The meandering plot’s eventual destination—the energy entity making its way to Picard, and the “two of them” deciding to beam out into the anomaly—has (like the episode as a whole) no apparent point, and makes no sense whatsoever. An attempt is made to sell us on the idea that the entity and the captain are compatible because of the latter’s yearning for exploration and discovery, but it’s totally bogus; I don’t buy for a second either the idea that any part of Picard wants to leave his life and career behind to become a free-floating energy being, or that he would ever take seriously the notion that such a thing could be possible. Also problematic is that the episode provides the audience with no basis or reason for caring at all about the energy entity itself; it wants the thing to be a character, of sorts, but this doesn’t work at all. Meanwhile, all the question-the-captain, should-we-mutiny-or-not soul searching that the rest of the characters go through once the entity has taken control of Picard is played in a way that rings totally false. They have just been talking, before Picard is taken over, about the fact that both Worf and Crusher had earlier been “invaded” by some kind of foreign entity—yet when the captain starts behaving strangely, they discuss their worries and fears about what might be up with him without even mentioning the possibility that he might not be in control of his actions because of the presence of that same foreign entity! Picard deflects their questions about his strange orders by suggesting that a captain is not under any obligation to “explain every order,” but no one points out that in this particular case, there is plenty of time and no apparent reason for him not to explain the very clearly contrary-to-mission order to turn the ship around that he has given. And then, most inexplicably of all: After a couple of scenes in which the captain has been shutting down all questioning of his strange behavior and totally insisting that everything is normal, he suddenly, out of the blue, just up and admits to Dr. Crusher (for no apparent reason) that there is another being “in there” besides himself. And yet, after this happens, Riker and the others still continue to behave as if there is no clear evidence of anything being amiss, and consequently nothing that anyone can legitimately do about the situation!
Ultimately, Picard/the entity do something amazingly stupid, it doesn’t work out, the captain is (somehow) rescued, and the whole asinine incident is then quickly dismissed. The idea that the joining of the captain and the entity “didn’t work out there,” but that the captain nevertheless somehow still exists as some of sort of conscious “energy pattern,” is utterly silly, and the use of the transporter to restore him to physical form, of course, totally removes any doubt about said device’s ability to function as a failsafe that could prevent anyone from ever having to permanently die—but of course, no one bothers to notice this, since it would be a terrible idea dramatically. It’s also baffling why the energy-being version of the captain has to inhabit the transporter in order for it to work, especially since the rematerialized captain is then very explicitly established to be a pre-beamout “version” of himself who therefore doesn’t remember any of what has happened. But whatever; the larger question in all of this is why any of it was written, performed, or filmed, as it totally fails to be entertaining in any way.

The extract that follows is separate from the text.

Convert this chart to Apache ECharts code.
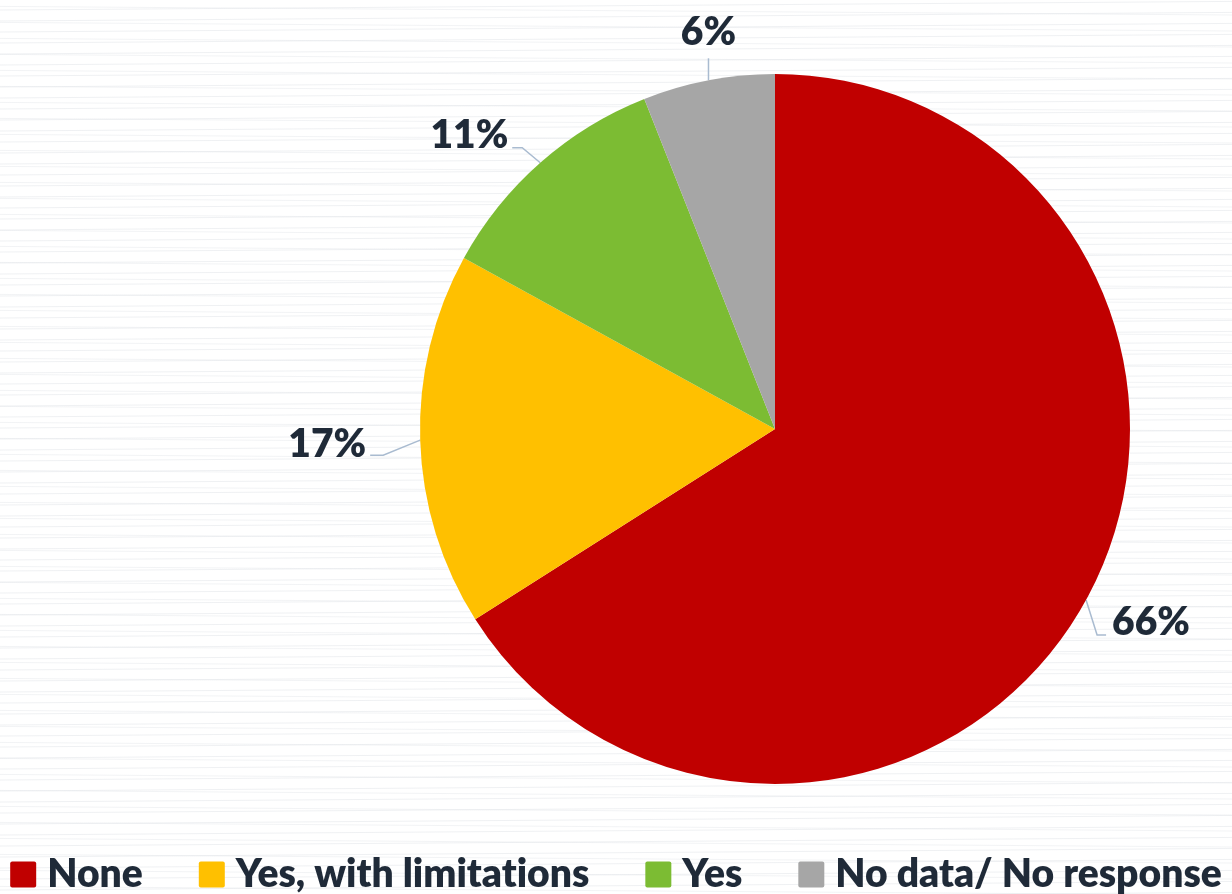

There are, to be fair, some interesting character moments on the sidelines of the episode. Worf and Geordi have a nice moment in the “sensor maintenance” room (in which Geordi again acts like the engineer that he will become in future seasons), for instance—but much more memorably, there is the whole business of Data’s discovery of Sherlock Holmes. The latter is significant in that it will become a recurring motif in future episodes and showcases an interesting side of Data’s personality, as well as in that while playing it up, Brent Spiner is able to demonstrate a bit of his latent acting talent, and Data actually comes alive a bit as a unique character (albeit one who is play-acting as someone else). On the other hand, both Data and the episode display an annoying lack of any sense of the appropriate time and place for this sort of playfulness—which makes Picard’s irritable impatience with it understandable, on the one hand, even while the way that he handles it makes him rather unlikable on the other hand (similar to his reaction to Data’s distraction with the damn finger puzzle two episodes back). Also, I can’t really give credit where due for glimmers of merit in character moments without also noting how grating the scenes of Wesley being all whiny about no one understanding how smart he is are. Finally, I want to throw in a comment about how stupid the Picard/Riker “look how far humanity has come” scene, in which they profess not to understand why warring peoples fight their petty little wars, is. For starters, trying to show how enlightened humans are by having almost every non-human guest character be an over-the-top, caricatured savage (like this episode’s peace delegates), and by having main characters adopt smug and condescending attitudes of distaste toward said characters, simply does not work. (This episode’s attempt to pretend that the Anticans and the Selay are serious candidates for Federation membership is a bit of a head-scratcher.) But even putting all that aside—Picard is especially baffled here by the backward stupidity of warring over “economic systems.” This was no doubt intended as provocative social commentary (I suppose aimed at Cold War US-Soviet animosity), but I have to ask: What exactly is so baffling about the fact that how societies distribute resources among their members is sometimes highly contentious? Isn’t this precisely the sort of thing that one would most expect to be a source of conflict among peoples?